Aliás, é impressionante a quantidade de tribunais que nós temos, não é? Afora os cíveis e criminais, aí estão os eleitorais, os de contas, os de execuções penais, os militares e, por fim, os supremos triviais e variados – todos eles agindo mais e mais sobre a nossa já limitada mobilidade, quer de palavra, quer de pensamento, quer lá do que esteja na alçada de cada corte respectiva.

E é impressionante também o conhecimento que a gente tem desses tribunais hoje em dia. Se eu, moleque nos anos 70, perguntasse ao meu pai o que é o STF, ele, talvez confundindo com SFC, responderia que era um time de futebol. Ora, eram os anos 70 e meu pai não tinha, e nem precisava ter, ideia do que fosse ou do que fizesse essa corte. Já hoje, nós não somente sabemos que é sim um time de futebol como discutimos, cada vez mais a meia voz, sua escalação, suas jogadas, suas táticas, etc. Há quem diga que evoluímos; não sou eu que vou negar.

Eu ia fugindo do assunto, entretanto. Pois o que eu ia dizendo é que somos tão sortudos, tão bem aquinhoados pelos fados, que uma corte (esqueci qual) veio nos ajudar a não ficar por aí pulando, pulando e pulando até cair com os dois pés no peito de alguma conclusão. Foi uma corte didática, data venia até preclara, usque magnânima, cheia do fumus e também do boni iuris, que veio nos alertar para o perigo de deixar que fatos verdadeiros nos levem a conclusões mentirosas.

Não sorria, amigo: antes, acompanhe o exemplo megalômano do meu caso pessoal. Estou trinta quilos acima do meu peso ideal – isso é um fato, e a verdade dele é atestada por qualquer balança de farmácia, por várias reportagens de TV e jornal, e pela cara de cachorro que tomou chuva do meu endocrinologista. Pois bem: com base nesse fato singelo, pode ser que o amigo venha a concluir que, pôxa, o Orlando é gordo, e ao alardear em cadeia nacional essa conclusão precipitada, venha a afetar a minha imagem diante dos esbeltos, aniquilar meu bom nome entre os que malham, fazer minha caveira na roda dos saudáveis, e por aí vai.

Percebeu o perigo? Notou a pirueta retórica, o twist carpado para a conclusão de que sou gordo com base tão somente na verdade meramente circunstancial de que peso trinta quilos a mais do que devia? É disso que a tal corte fala e é disso que falo eu (no meu caso; no caso dos outros, aprendi, é melhor me calar).

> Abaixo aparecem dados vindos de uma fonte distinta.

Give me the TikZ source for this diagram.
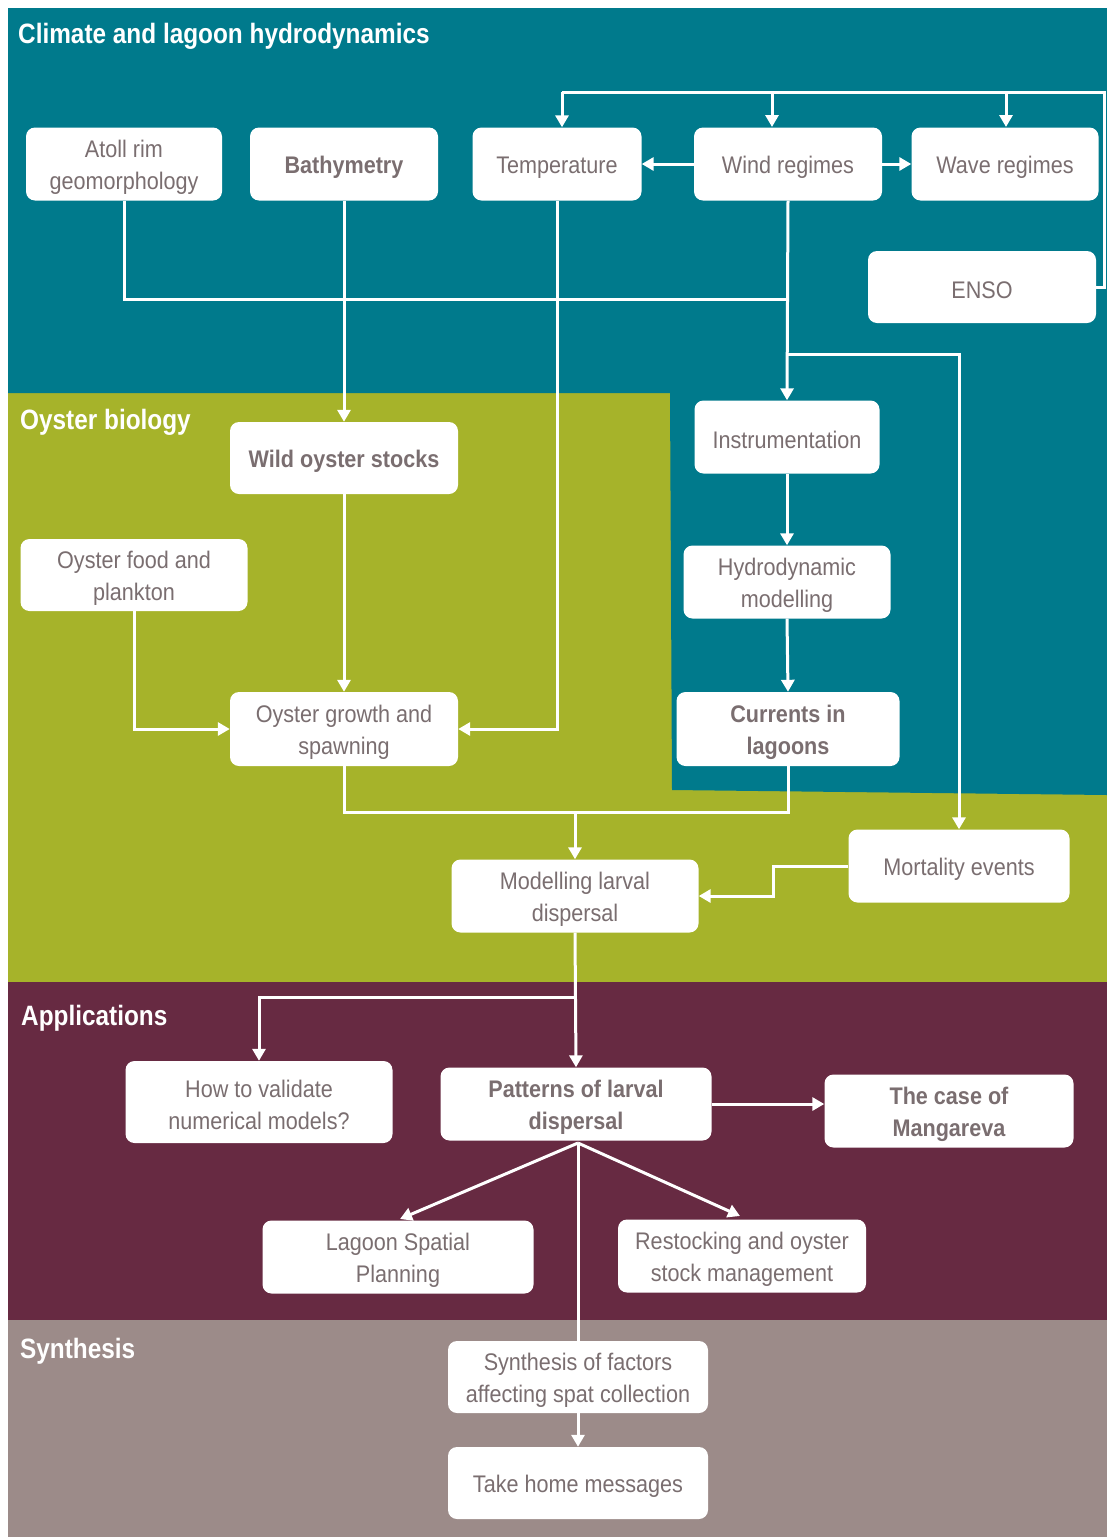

Veja se os Estados Unidos, aqueles atrasados, têm algo assim. Watchmen, lá, é só em filme e gibi. Veja se a Inglaterra goza de benefício tal. Veja se na Irlanda, no Canadá, na Nova Zelândia o poder público é assim benigno, assim atento, assim ligeiro, assim eficaz. Medite aí com seus botões e pare de reclamar, amigo. Caso esteja reclamando, é claro; se não estiver, muito bem, não comece: é o silêncio que aperfeiçoa as instituições. Punto e basta.